2. A fellow held a door open for me a few weeks ago (don't worry, not in itself unusual, even in darkest Vancouver), and when I thanked him he smiled and said, "No problem! Keep being lovely," and walked off. Now, I know compliments from strangers can sometimes come across as creepy, but the fact that it wasn't in any way sexual, and seemed completely un-self-interested (he didn't try to follow me or get my attention or anything afterwards), made it perfectly pleasant for me. I got the sense that he just enjoyed brightening my day, which he did.

Men: Do not throw rocks at them; most of them are trying really hard. :)

Urszula said...

Shiraz, what a lovely story! The fact that he left the metro right afterwards makes his gesture really selfless.

I've been really lucky in the men I've known. Arguably the most stellar example are Polish male friends who always walked me and other girls back to our dorms at night, even though it was out of their way, when we were spending a semester abroad in France. They had a certain fame of being chivalrous amongst the females of the university. I didn't care much either way about them opening doors for us or not (they always did), but it was lovely to always feel safe and feel like an older brother was looking out for me.

Once I got stranded at JFK airport for a night in December, and a lovely young man in the same situation struck up a conversation and kept watch over my suitcases as well as offered me his travel pillow to make the hard airport bench I was trying to sleep on more tolerable. We parted at our respective boarding gates; never saw or heard from him again, but that night, he seemed like an angel!

Seraphic said...

These are lovely stories! Thank you for sharing. It's wonderful when men are helpful instead of, you know, intrusive and creepy.

NY girl said...

I love the theme! I'm a big fan of good men . . . having a great dad and a slew of good brothers helps! Last week, I was moving internationally and wasn't quite sure how I was going to manage 4 suitcases, a carry-on and a pocketbook when I had a layover. My bags weighed over 30kg each and I needed 2 carts. When I went to collect my bags at my layover airport my "guardian angel" was there. He helped with all 4. Funnily his never came off . . . When I got to customs, the agent insisted on taking one of my baggage carts and brought me to the bag transfer counter. It wasn't a "big" deal but it made a hard move just a little easier. Thank you good men!

Jaclyn said...

My father has always been the perfect example of a gentlemen...standing when a woman walks into the room, opening doors, carrying heavy items, but he also taught me to change a tire, haul hay bales, and take care of myself. That said, I am always surprised when the men in my life open the door for me, pay for dinner, offer to help me carry stuff.

There are two stories that come to mind: About 9 years ago when I was driving down the back roads in MN and my car broke down...I had no cell phone and my sister started to panic. The nearest farm was about a mile away. After saying a quite prayer two men drove up with a derby car on a trailer and they fixed my car and gave me instruction to relay to my dad and left before I had a chance to ask their names...I call them my guardian angels.
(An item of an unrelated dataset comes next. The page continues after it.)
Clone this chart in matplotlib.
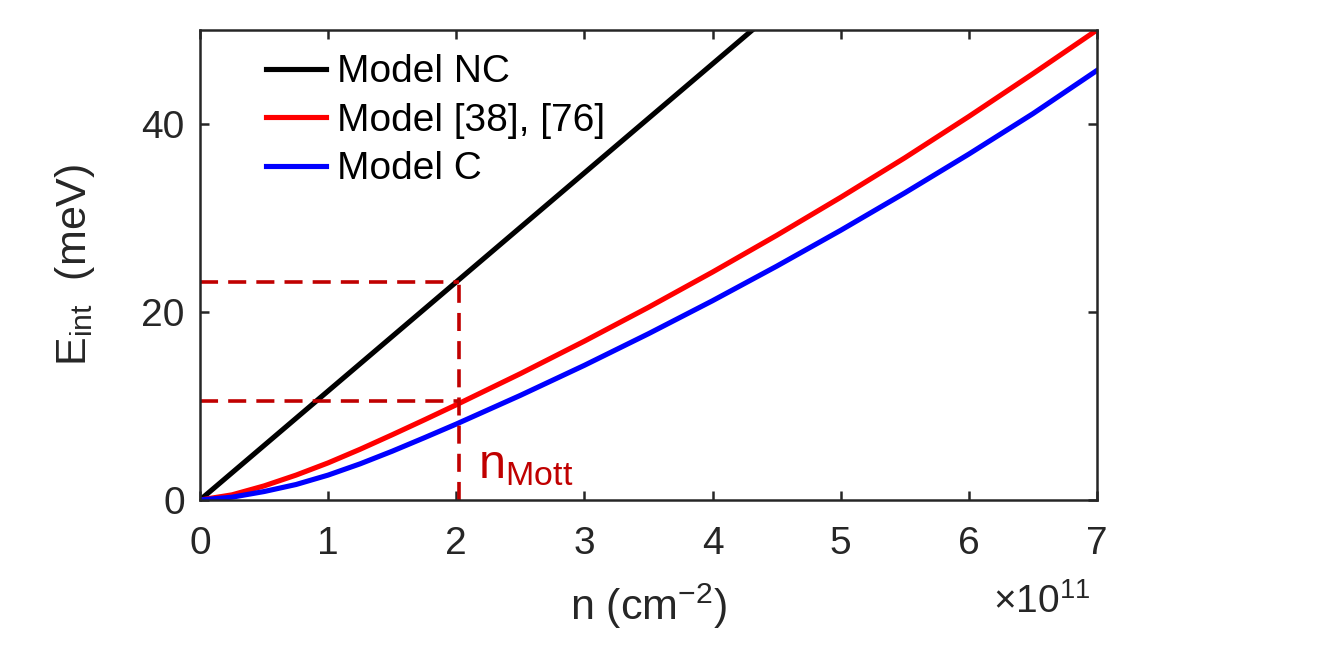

The other was more recent. I went on a ski trip with a young adult group this past winter and I discovered after a few slopes that my boots were too loose and so every time I had to put them on all weekend long the one gentleman I was skiing with had to buckle them on me to get them tight enough -- I felt like a princess :) He also bought be coffee, got all the doors for me, and took care of me every time I lost a ski so I always felt safe.

There are so many men out there who want to be called to be a gentleman...we just had to be ladies and let them.